### THE TASK
Quote, verbatim, all material below, without pictures.

### DATA PROVIDED
=-=-=-=-=

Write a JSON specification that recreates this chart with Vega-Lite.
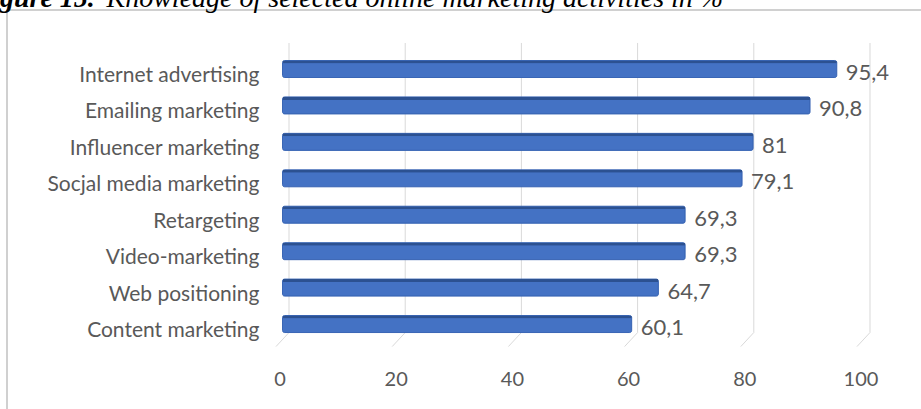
{
  "$schema": "https://vega.github.io/schema/vega-lite/v6.json",
  "width": 920,
  "height": 405,
  "autosize": {"type": "none"},
  "padding": {"left": 7, "top": 10, "right": -6, "bottom": -6},
  "background": "white",
  "config": {
    "view": {"stroke": "#d0d0d0", "strokeWidth": 2},
    "locale": {"number": {"decimal": ",", "thousands": " ", "grouping": [3], "currency": ["", ""]}},
    "axis": {"labelFont": "Lato", "labelColor": "#595959", "labelFontSize": 20}
  },
  "datasets": {
    "activities": [
      {"activity": "Internet advertising", "share": 95.4},
      {"activity": "Emailing marketing", "share": 90.8},
      {"activity": "Influencer marketing", "share": 81},
      {"activity": "Socjal media marketing", "share": 79.1},
      {"activity": "Retargeting", "share": 69.3},
      {"activity": "Video-marketing", "share": 69.3},
      {"activity": "Web positioning", "share": 64.7},
      {"activity": "Content marketing", "share": 60.1}
    ],
    "gridTicks": [
      {"tick": 0}, {"tick": 20}, {"tick": 40}, {"tick": 60}, {"tick": 80}, {"tick": 100}
    ]
  },
  "resolve": {"axis": {"x": "independent", "y": "independent"}},
  "layer": [
    {
      "data": {"name": "gridTicks"},
      "mark": {"type": "rule", "color": "#d9d9d9", "strokeWidth": 1, "xOffset": 6.5},
      "encoding": {
        "x": {
          "field": "tick",
          "type": "quantitative",
          "scale": {"domain": [-47.42, 110.93], "zero": false, "nice": false},
          "axis": {
            "orient": "top",
            "labels": false,
            "ticks": false,
            "grid": false,
            "domain": false,
            "title": "Knowledge of selected online marketing activities in %",
            "titleFont": "Liberation Serif",
            "titleFontSize": 28,
            "titleFontStyle": "italic",
            "titleFontWeight": "normal",
            "titleColor": "#000000",
            "titleX": 99,
            "titleY": -3.5,
            "titleAlign": "left",
            "titleBaseline": "alphabetic"
          }
        },
        "y": {
          "datum": "Internet advertising",
          "type": "nominal",
          "bandPosition": -1.03,
          "scale": {
            "type": "band",
            "domain": [
              "Internet advertising", "Emailing marketing", "Influencer marketing",
              "Socjal media marketing", "Retargeting", "Video-marketing",
              "Web positioning", "Content marketing"
            ],
            "range": [14.07, 358.97],
            "paddingInner": 0.533,
            "paddingOuter": 1,
            "align": 0.5
          },
          "axis": null
        },
        "y2": {"datum": "Content marketing", "bandPosition": 1}
      }
    },
    {
      "data": {"name": "gridTicks"},
      "mark": {"type": "rule", "color": "#d9d9d9", "strokeWidth": 1, "xOffset": 6.5, "x2Offset": -6.5, "y2Offset": 14},
      "encoding": {
        "x": {"field": "tick", "type": "quantitative", "axis": null},
        "x2": {"field": "tick"},
        "y": {"datum": "Content marketing", "type": "nominal", "bandPosition": 1, "axis": null},
        "y2": {"datum": "Content marketing", "bandPosition": 1}
      }
    },
    {
      "data": {"name": "activities"},
      "mark": {"type": "bar", "fill": "#4472c4", "stroke": "#3a66b5", "strokeWidth": 1, "cornerRadius": 2},
      "encoding": {
        "x": {
          "field": "share",
          "type": "quantitative",
          "axis": {
            "orient": "bottom",
            "values": [0, 20, 40, 60, 80, 100],
            "offset": -30,
            "labelOffset": -3,
            "labelPadding": 0,
            "labelBaseline": "alphabetic",
            "ticks": false,
            "tickSize": 0,
            "domain": false,
            "grid": false,
            "title": null
          }
        },
        "y": {
          "field": "activity",
          "type": "nominal",
          "sort": null,
          "axis": {
            "orient": "left",
            "domain": false,
            "ticks": false,
            "tickSize": 0,
            "grid": false,
            "labelFontSize": 21,
            "labelPadding": -252,
            "labelOffset": 13,
            "labelBaseline": "alphabetic",
            "labelLimit": 400,
            "title": "Figure 15.",
            "titleAngle": 0,
            "titleX": -34,
            "titleY": -3.5,
            "titleAlign": "left",
            "titleBaseline": "alphabetic",
            "titleFont": "Liberation Serif",
            "titleFontSize": 28,
            "titleFontStyle": "italic",
            "titleFontWeight": "bold",
            "titleColor": "#000000"
          }
        }
      }
    },
    {
      "data": {"name": "activities"},
      "mark": {"type": "bar", "fill": "#2c5191", "height": 3, "yOffset": -7, "cornerRadius": 1},
      "encoding": {
        "x": {"field": "share", "type": "quantitative", "axis": null},
        "y": {"field": "activity", "type": "nominal", "sort": null, "axis": null}
      }
    },
    {
      "data": {"name": "activities"},
      "mark": {"type": "text", "align": "left", "baseline": "alphabetic", "dx": 9, "dy": 11, "font": "Lato", "fontSize": 22, "fill": "#595959"},
      "encoding": {
        "x": {"field": "share", "type": "quantitative", "axis": null},
        "y": {"field": "activity", "type": "nominal", "sort": null, "axis": null},
        "text": {"field": "share", "type": "quantitative", "format": ".3~r"}
      }
    }
  ]
}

=-=-=-=-=

### FULL ANSWER
Write a JSON specification that recreates this chart with Vega-Lite.
{
  "$schema": "https://vega.github.io/schema/vega-lite/v6.json",
  "width": 920,
  "height": 405,
  "autosize": {"type": "none"},
  "padding": {"left": 7, "top": 10, "right": -6, "bottom": -6},
  "background": "white",
  "config": {
    "view": {"stroke": "#d0d0d0", "strokeWidth": 2},
    "locale": {"number": {"decimal": ",", "thousands": " ", "grouping": [3], "currency": ["", ""]}},
    "axis": {"labelFont": "Lato", "labelColor": "#595959", "labelFontSize": 20}
  },
  "datasets": {
    "activities": [
      {"activity": "Internet advertising", "share": 95.4},
      {"activity": "Emailing marketing", "share": 90.8},
      {"activity": "Influencer marketing", "share": 81},
      {"activity": "Socjal media marketing", "share": 79.1},
      {"activity": "Retargeting", "share": 69.3},
      {"activity": "Video-marketing", "share": 69.3},
      {"activity": "Web positioning", "share": 64.7},
      {"activity": "Content marketing", "share": 60.1}
    ],
    "gridTicks": [
      {"tick": 0}, {"tick": 20}, {"tick": 40}, {"tick": 60}, {"tick": 80}, {"tick": 100}
    ]
  },
  "resolve": {"axis": {"x": "independent", "y": "independent"}},
  "layer": [
    {
      "data": {"name": "gridTicks"},
      "mark": {"type": "rule", "color": "#d9d9d9", "strokeWidth": 1, "xOffset": 6.5},
      "encoding": {
        "x": {
          "field": "tick",
          "type": "quantitative",
          "scale": {"domain": [-47.42, 110.93], "zero": false, "nice": false},
          "axis": {
            "orient": "top",
            "labels": false,
            "ticks": false,
            "grid": false,
            "domain": false,
            "title": "Knowledge of selected online marketing activities in %",
            "titleFont": "Liberation Serif",
            "titleFontSize": 28,
            "titleFontStyle": "italic",
            "titleFontWeight": "normal",
            "titleColor": "#000000",
            "titleX": 99,
            "titleY": -3.5,
            "titleAlign": "left",
            "titleBaseline": "alphabetic"
          }
        },
        "y": {
          "datum": "Internet advertising",
          "type": "nominal",
          "bandPosition": -1.03,
          "scale": {
            "type": "band",
            "domain": [
              "Internet advertising", "Emailing marketing", "Influencer marketing",
              "Socjal media marketing", "Retargeting", "Video-marketing",
              "Web positioning", "Content marketing"
            ],
            "range": [14.07, 358.97],
            "paddingInner": 0.533,
            "paddingOuter": 1,
            "align": 0.5
          },
          "axis": null
        },
        "y2": {"datum": "Content marketing", "bandPosition": 1}
      }
    },
    {
      "data": {"name": "gridTicks"},
      "mark": {"type": "rule", "color": "#d9d9d9", "strokeWidth": 1, "xOffset": 6.5, "x2Offset": -6.5, "y2Offset": 14},
      "encoding": {
        "x": {"field": "tick", "type": "quantitative", "axis": null},
        "x2": {"field": "tick"},
        "y": {"datum": "Content marketing", "type": "nominal", "bandPosition": 1, "axis": null},
        "y2": {"datum": "Content marketing", "bandPosition": 1}
      }
    },
    {
      "data": {"name": "activities"},
      "mark": {"type": "bar", "fill": "#4472c4", "stroke": "#3a66b5", "strokeWidth": 1, "cornerRadius": 2},
      "encoding": {
        "x": {
          "field": "share",
          "type": "quantitative",
          "axis": {
            "orient": "bottom",
            "values": [0, 20, 40, 60, 80, 100],
            "offset": -30,
            "labelOffset": -3,
            "labelPadding": 0,
            "labelBaseline": "alphabetic",
            "ticks": false,
            "tickSize": 0,
            "domain": false,
            "grid": false,
            "title": null
          }
        },
        "y": {
          "field": "activity",
          "type": "nominal",
          "sort": null,
          "axis": {
            "orient": "left",
            "domain": false,
            "ticks": false,
            "tickSize": 0,
            "grid": false,
            "labelFontSize": 21,
            "labelPadding": -252,
            "labelOffset": 13,
            "labelBaseline": "alphabetic",
            "labelLimit": 400,
            "title": "Figure 15.",
            "titleAngle": 0,
            "titleX": -34,
            "titleY": -3.5,
            "titleAlign": "left",
            "titleBaseline": "alphabetic",
            "titleFont": "Liberation Serif",
            "titleFontSize": 28,
            "titleFontStyle": "italic",
            "titleFontWeight": "bold",
            "titleColor": "#000000"
          }
        }
      }
    },
    {
      "data": {"name": "activities"},
      "mark": {"type": "bar", "fill": "#2c5191", "height": 3, "yOffset": -7, "cornerRadius": 1},
      "encoding": {
        "x": {"field": "share", "type": "quantitative", "axis": null},
        "y": {"field": "activity", "type": "nominal", "sort": null, "axis": null}
      }
    },
    {
      "data": {"name": "activities"},
      "mark": {"type": "text", "align": "left", "baseline": "alphabetic", "dx": 9, "dy": 11, "font": "Lato", "fontSize": 22, "fill": "#595959"},
      "encoding": {
        "x": {"field": "share", "type": "quantitative", "axis": null},
        "y": {"field": "activity", "type": "nominal", "sort": null, "axis": null},
        "text": {"field": "share", "type": "quantitative", "format": ".3~r"}
      }
    }
  ]
}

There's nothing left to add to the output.